- [Exercise requirements] Write each line of the material exactly as given, from the top through the line that contains "const nHIA = [20,26,23,18];", and omit all pictures.

****

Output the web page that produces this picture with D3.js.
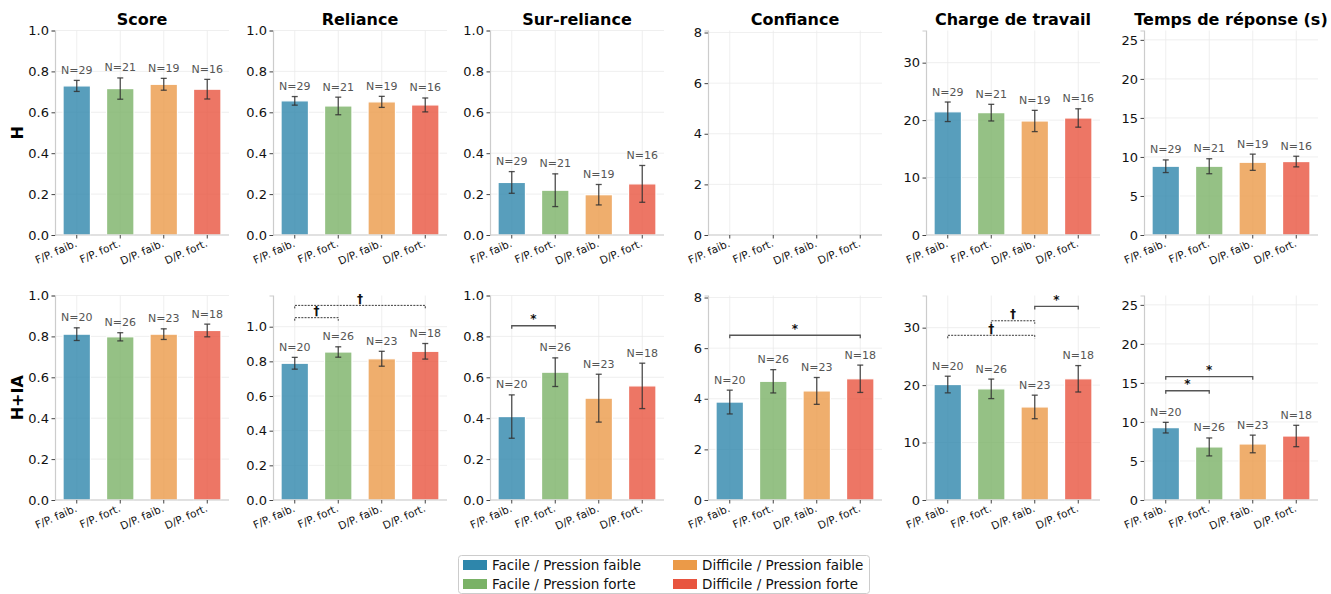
<!DOCTYPE html>
<html><head><meta charset="utf-8">
<script src="https://cdn.jsdelivr.net/npm/d3@7"></script>
<style>body{margin:0;background:#fff}svg{display:block;font-family:"DejaVu Sans",sans-serif}</style>
</head><body><svg id="c" width="1331" height="594"></svg>
<script>
const categories = ["F/P. faib.","F/P. fort.","D/P. faib.","D/P. fort."];
const legendLabels = ["Facile / Pression faible","Facile / Pression forte","Difficile / Pression faible","Difficile / Pression forte"];
const colors = ["#2E86AB","#7AB266","#EB9A48","#E8543F"];
const metrics = ["Score","Reliance","Sur-reliance","Confiance","Charge de travail","Temps de réponse (s)"];
const rowLabels = ["H","H+IA"];
const nH = [29,21,19,16];
const nHIA = [20,26,23,18];

// H row
const hScore = [0.729,0.716,0.737,0.713], hScoreErr = [0.027,0.052,0.029,0.048];
const hReliance = [0.656,0.631,0.651,0.636], hRelianceErr = [0.021,0.043,0.027,0.034];
const hSur = [0.257,0.219,0.197,0.250], hSurErr = [0.053,0.080,0.050,0.090];
const hConf = null, hConfErr = null;
const hCharge = [21.45,21.3,19.85,20.37], hChargeErr = [1.7,1.45,1.85,1.6];
const hTemps = [8.81,8.81,9.32,9.41], hTempsErr = [0.81,0.96,1.04,0.68];
// H+IA row
const iScore = [0.811,0.798,0.811,0.829], iScoreErr = [0.031,0.020,0.026,0.031];
const iReliance = [0.789,0.854,0.815,0.858], iRelianceErr = [0.034,0.030,0.043,0.045];
const iSur = [0.408,0.625,0.498,0.558], iSurErr = [0.106,0.070,0.117,0.111];
const iConf = [3.87,4.69,4.31,4.79], iConfErr = [0.47,0.46,0.53,0.54];
const iCharge = [20.1,19.35,16.2,21.1], iChargeErr = [1.45,1.7,2.05,2.3];
const iTemps = [9.27,6.80,7.18,8.20], iTempsErr = [0.68,1.15,1.13,1.37];

// y-axis upper limits and ticks
const yMaxH = [1.0, 1.0, 1.0, 8.08, 35.6, 26.2];
const yMaxHIA = [1.0, 1.18, 1.0, 8.08, 35.6, 26.2];
const yTicks = [[0,0.2,0.4,0.6,0.8,1.0],[0,0.2,0.4,0.6,0.8,1.0],[0,0.2,0.4,0.6,0.8,1.0],[0,2,4,6,8],[0,10,20,30],[0,5,10,15,20,25]];
const yFmt = [".1f",".1f",".1f","d","d","d"];

// significance (pair a-b, bracket level in data units, label)
const sigReliance = [{a:0,b:1,level:1.052,label:"†"},{a:0,b:3,level:1.123,label:"†"}];
const sigSur = [{a:0,b:1,level:0.852,label:"*"}];
const sigConf = [{a:0,b:3,level:6.51,label:"*"}];
const sigCharge = [{a:0,b:2,level:28.67,label:"†"},{a:1,b:2,level:31.2,label:"†"},{a:2,b:3,level:33.7,label:"*"}];
const sigTemps = [{a:0,b:1,level:14.0,label:"*"},{a:0,b:2,level:15.8,label:"*"}];

const rows = [
  {n:nH, ymax:yMaxH, vals:[hScore,hReliance,hSur,hConf,hCharge,hTemps], errs:[hScoreErr,hRelianceErr,hSurErr,hConfErr,hChargeErr,hTempsErr], sig:[[],[],[],[],[],[]]},
  {n:nHIA, ymax:yMaxHIA, vals:[iScore,iReliance,iSur,iConf,iCharge,iTemps], errs:[iScoreErr,iRelianceErr,iSurErr,iConfErr,iChargeErr,iTempsErr], sig:[[],sigReliance,sigSur,sigConf,sigCharge,sigTemps]}
];

const svg = d3.select("#c");
const panelLeft = [55, 273, 490, 708, 926, 1144];
const panelW = 174;
const rowTop = [30.5, 295.5];
const rowH = 204.5;

rows.forEach((row, r) => {
  const top = rowTop[r], bottom = top + rowH;
  svg.append("text").attr("transform", `translate(23,${top + rowH/2}) rotate(-90)`)
    .attr("text-anchor","middle").attr("font-size",16).attr("font-weight","bold").text(rowLabels[r]);
  metrics.forEach((m, p) => {
    const left = panelLeft[p];
    const g = svg.append("g");
    const x = d3.scaleBand().domain(d3.range(categories.length)).range([left, left+panelW]).paddingInner(0.37).paddingOuter(0.185);
    const y = d3.scaleLinear().domain([0, row.ymax[p]]).range([bottom, top]);
    const cx = i => x(i) + x.bandwidth()/2;
    g.selectAll(".hg").data(yTicks[p]).join("line")
      .attr("x1", left).attr("x2", left+panelW).attr("y1", d=>y(d)).attr("y2", d=>y(d))
      .attr("stroke","#ebebeb").attr("stroke-width",0.8);
    g.selectAll(".vg").data(d3.range(categories.length)).join("line")
      .attr("x1", cx).attr("x2", cx).attr("y1", top).attr("y2", bottom)
      .attr("stroke","#ebebeb").attr("stroke-width",0.8);
    if (r === 0) {
      svg.append("text").attr("x", left + panelW/2).attr("y", 25).attr("text-anchor","middle")
        .attr("font-size",16).attr("font-weight","bold").text(m);
    }
    const vals = row.vals[p], errs = row.errs[p];
    if (vals) {
      const idx = d3.range(vals.length);
      g.selectAll(".bar").data(idx).join("rect")
        .attr("x", i => x(i)).attr("width", x.bandwidth())
        .attr("y", i => y(vals[i])).attr("height", i => y(0) - y(vals[i]))
        .attr("fill", i => colors[i]).attr("fill-opacity",0.8)
        .attr("stroke","#fff").attr("stroke-width",1.2);
      const eg = g.append("g").attr("stroke","#333").attr("stroke-opacity",0.85).attr("stroke-width",1.3);
      idx.forEach(i => {
        const y1 = y(vals[i]+errs[i]), y2 = y(vals[i]-errs[i]);
        eg.append("line").attr("x1",cx(i)).attr("x2",cx(i)).attr("y1",y1).attr("y2",y2);
        eg.append("line").attr("x1",cx(i)-3).attr("x2",cx(i)+3).attr("y1",y1).attr("y2",y1);
        eg.append("line").attr("x1",cx(i)-3).attr("x2",cx(i)+3).attr("y1",y2).attr("y2",y2);
      });
      g.selectAll(".nl").data(idx).join("text")
        .attr("x", cx).attr("y", i => y(vals[i]+errs[i]) - 6.5)
        .attr("text-anchor","middle").attr("font-size",11).attr("fill","#555")
        .text(i => "N=" + row.n[i]);
    }
    row.sig[p].forEach(s => {
      const dashed = s.label === "†";
      const yy = y(s.level);
      const col = dashed ? "#222" : "#555";
      g.append("path")
        .attr("d", `M${cx(s.a)},${yy+3}V${yy}H${cx(s.b)}V${yy+3}`)
        .attr("fill","none").attr("stroke",col).attr("stroke-width", dashed ? 0.9 : 1.3)
        .attr("stroke-dasharray", dashed ? "2,1.2" : null);
      g.append("text").attr("x",(cx(s.a)+cx(s.b))/2).attr("y", yy - 2.5)
        .attr("text-anchor","middle").attr("font-size",12).attr("font-weight","bold").attr("fill","#111")
        .text(s.label);
    });
    const ya = d3.axisLeft(y).tickValues(yTicks[p]).tickFormat(d3.format(yFmt[p])).tickSize(3.5).tickPadding(2.5);
    const yg = g.append("g").attr("transform",`translate(${left},0)`).call(ya);
    yg.select(".domain").attr("stroke","#ccc").attr("stroke-width",1.2);
    yg.selectAll(".tick line").attr("stroke","#444");
    yg.selectAll(".tick text").attr("font-size",13).attr("fill","#111").attr("font-family","DejaVu Sans");
    const xa = d3.axisBottom(x).tickSize(3.5).tickFormat(i => categories[i]);
    const xg = g.append("g").attr("transform",`translate(0,${bottom})`).call(xa);
    xg.select(".domain").attr("d", `M${left},0H${left+panelW}`).attr("stroke","#ccc").attr("stroke-width",1.2);
    xg.selectAll(".tick line").attr("stroke","#444");
    xg.selectAll(".tick text").attr("font-size",10.6).attr("fill","#111").attr("font-family","DejaVu Sans")
      .attr("text-anchor","end").attr("y",0).attr("dy",0)
      .attr("transform","translate(1,11) rotate(-24)");
  });
});

const lg = svg.append("g");
lg.append("rect").attr("x",458.5).attr("y",555.5).attr("width",411).attr("height",38).attr("rx",3)
  .attr("fill","#fff").attr("stroke","#ccc");
const lx = [463, 673], ly = [560, 579];
legendLabels.forEach((t,i) => {
  const col = Math.floor(i/2), rw = i%2;
  lg.append("rect").attr("x",lx[col]).attr("y",ly[rw]).attr("width",24).attr("height",10)
    .attr("fill",colors[i]);
  lg.append("text").attr("x",lx[col]+29).attr("y",ly[rw]+10).attr("font-size",13.5).attr("fill","#111").text(t);
});
</script></body></html>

****

- [Exercise solution]
Output the web page that produces this picture with D3.js.
<!DOCTYPE html>
<html><head><meta charset="utf-8">
<script src="https://cdn.jsdelivr.net/npm/d3@7"></script>
<style>body{margin:0;background:#fff}svg{display:block;font-family:"DejaVu Sans",sans-serif}</style>
</head><body><svg id="c" width="1331" height="594"></svg>
<script>
const categories = ["F/P. faib.","F/P. fort.","D/P. faib.","D/P. fort."];
const legendLabels = ["Facile / Pression faible","Facile / Pression forte","Difficile / Pression faible","Difficile / Pression forte"];
const colors = ["#2E86AB","#7AB266","#EB9A48","#E8543F"];
const metrics = ["Score","Reliance","Sur-reliance","Confiance","Charge de travail","Temps de réponse (s)"];
const rowLabels = ["H","H+IA"];
const nH = [29,21,19,16];
const nHIA = [20,26,23,18];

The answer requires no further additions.